## [Task directions]
From the listing below, extract every line in which the word "this" appears.

## [Records]
•••

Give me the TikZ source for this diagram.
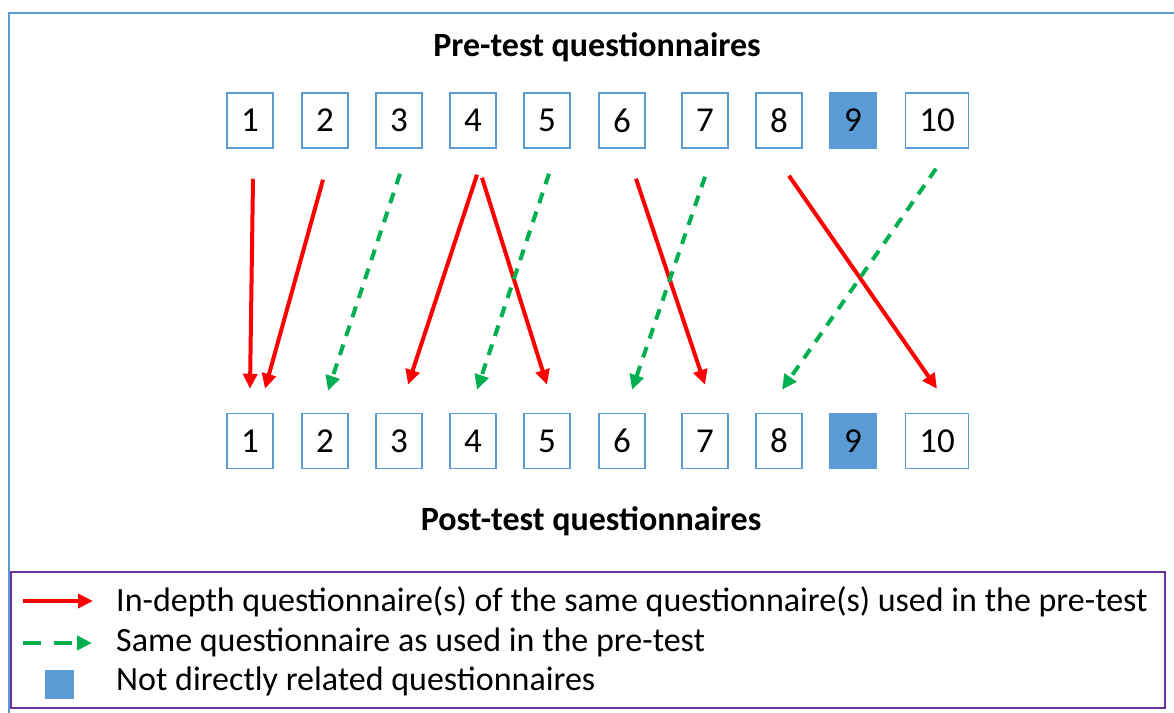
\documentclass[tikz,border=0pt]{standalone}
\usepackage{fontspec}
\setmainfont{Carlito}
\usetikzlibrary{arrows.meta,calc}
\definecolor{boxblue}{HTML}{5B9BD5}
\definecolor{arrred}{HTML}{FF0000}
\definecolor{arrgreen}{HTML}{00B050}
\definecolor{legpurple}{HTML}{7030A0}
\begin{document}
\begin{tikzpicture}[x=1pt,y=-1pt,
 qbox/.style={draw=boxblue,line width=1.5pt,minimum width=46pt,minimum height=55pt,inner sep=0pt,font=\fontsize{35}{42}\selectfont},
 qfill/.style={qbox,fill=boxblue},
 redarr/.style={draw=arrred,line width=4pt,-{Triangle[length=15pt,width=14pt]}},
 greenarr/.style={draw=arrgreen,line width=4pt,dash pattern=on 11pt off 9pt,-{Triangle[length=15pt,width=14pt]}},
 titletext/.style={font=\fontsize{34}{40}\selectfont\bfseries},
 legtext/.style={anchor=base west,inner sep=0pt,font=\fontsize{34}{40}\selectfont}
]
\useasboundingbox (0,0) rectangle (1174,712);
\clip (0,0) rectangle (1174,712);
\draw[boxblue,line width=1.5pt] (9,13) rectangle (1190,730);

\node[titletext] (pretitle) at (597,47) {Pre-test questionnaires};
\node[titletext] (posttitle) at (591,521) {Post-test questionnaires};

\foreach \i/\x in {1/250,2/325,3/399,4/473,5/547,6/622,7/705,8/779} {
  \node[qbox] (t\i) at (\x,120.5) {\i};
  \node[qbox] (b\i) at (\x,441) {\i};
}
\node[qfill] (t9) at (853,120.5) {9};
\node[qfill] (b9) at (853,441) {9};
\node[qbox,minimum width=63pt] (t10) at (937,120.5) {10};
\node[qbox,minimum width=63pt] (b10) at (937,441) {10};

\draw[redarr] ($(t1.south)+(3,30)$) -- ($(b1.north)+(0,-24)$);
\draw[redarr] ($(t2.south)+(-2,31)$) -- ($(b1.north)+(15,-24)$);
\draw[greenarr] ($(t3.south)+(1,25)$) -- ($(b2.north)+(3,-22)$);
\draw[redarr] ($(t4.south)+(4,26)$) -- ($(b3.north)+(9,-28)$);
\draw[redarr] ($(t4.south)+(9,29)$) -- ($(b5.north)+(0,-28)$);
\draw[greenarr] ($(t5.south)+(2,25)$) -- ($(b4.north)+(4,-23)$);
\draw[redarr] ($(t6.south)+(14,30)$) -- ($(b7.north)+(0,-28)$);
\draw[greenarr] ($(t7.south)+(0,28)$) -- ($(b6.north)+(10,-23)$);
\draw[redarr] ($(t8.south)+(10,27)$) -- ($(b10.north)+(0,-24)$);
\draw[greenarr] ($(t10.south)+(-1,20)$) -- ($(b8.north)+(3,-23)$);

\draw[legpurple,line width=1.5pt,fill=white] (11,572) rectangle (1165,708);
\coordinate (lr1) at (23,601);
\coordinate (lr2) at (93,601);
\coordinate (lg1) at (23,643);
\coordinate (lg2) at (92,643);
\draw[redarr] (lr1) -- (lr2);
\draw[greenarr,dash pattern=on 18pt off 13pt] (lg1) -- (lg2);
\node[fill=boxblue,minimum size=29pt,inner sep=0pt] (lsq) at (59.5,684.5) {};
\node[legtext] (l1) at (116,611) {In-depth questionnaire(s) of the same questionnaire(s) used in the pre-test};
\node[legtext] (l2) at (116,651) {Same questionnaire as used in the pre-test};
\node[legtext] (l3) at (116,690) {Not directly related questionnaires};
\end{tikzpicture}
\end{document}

•••

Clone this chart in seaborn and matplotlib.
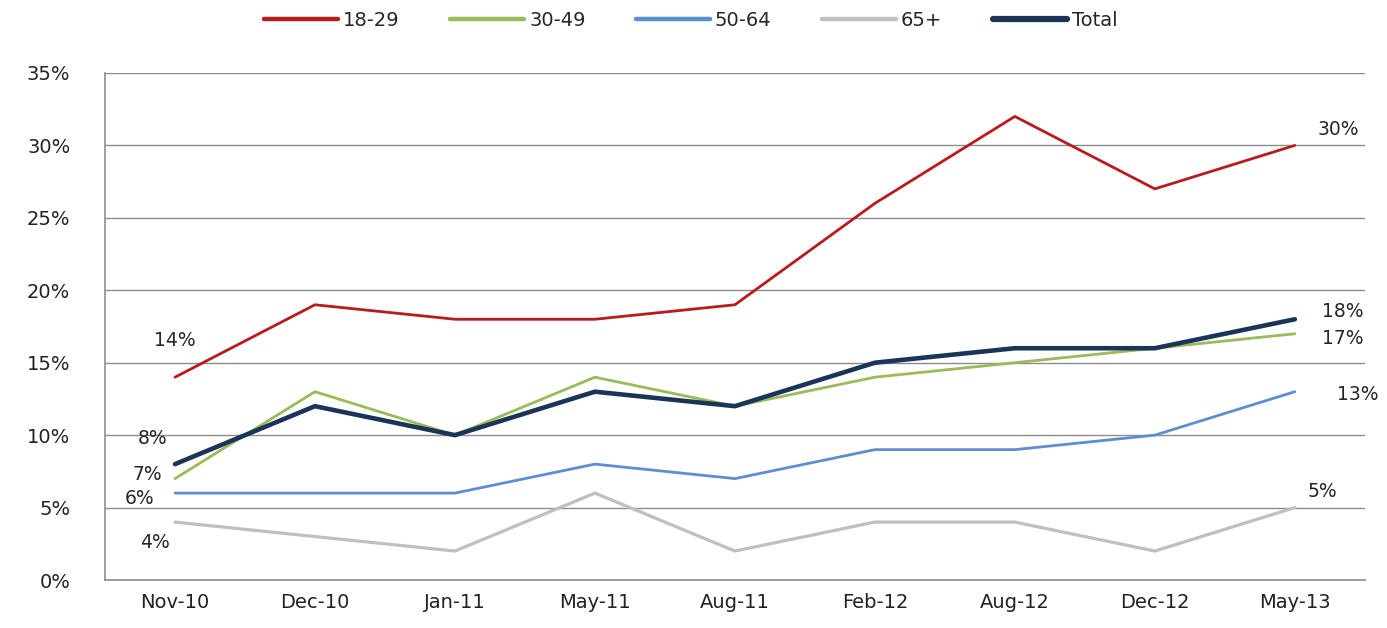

•••

## [Finished answer]
Give me the TikZ source for this diagram.
Clone this chart in seaborn and matplotlib.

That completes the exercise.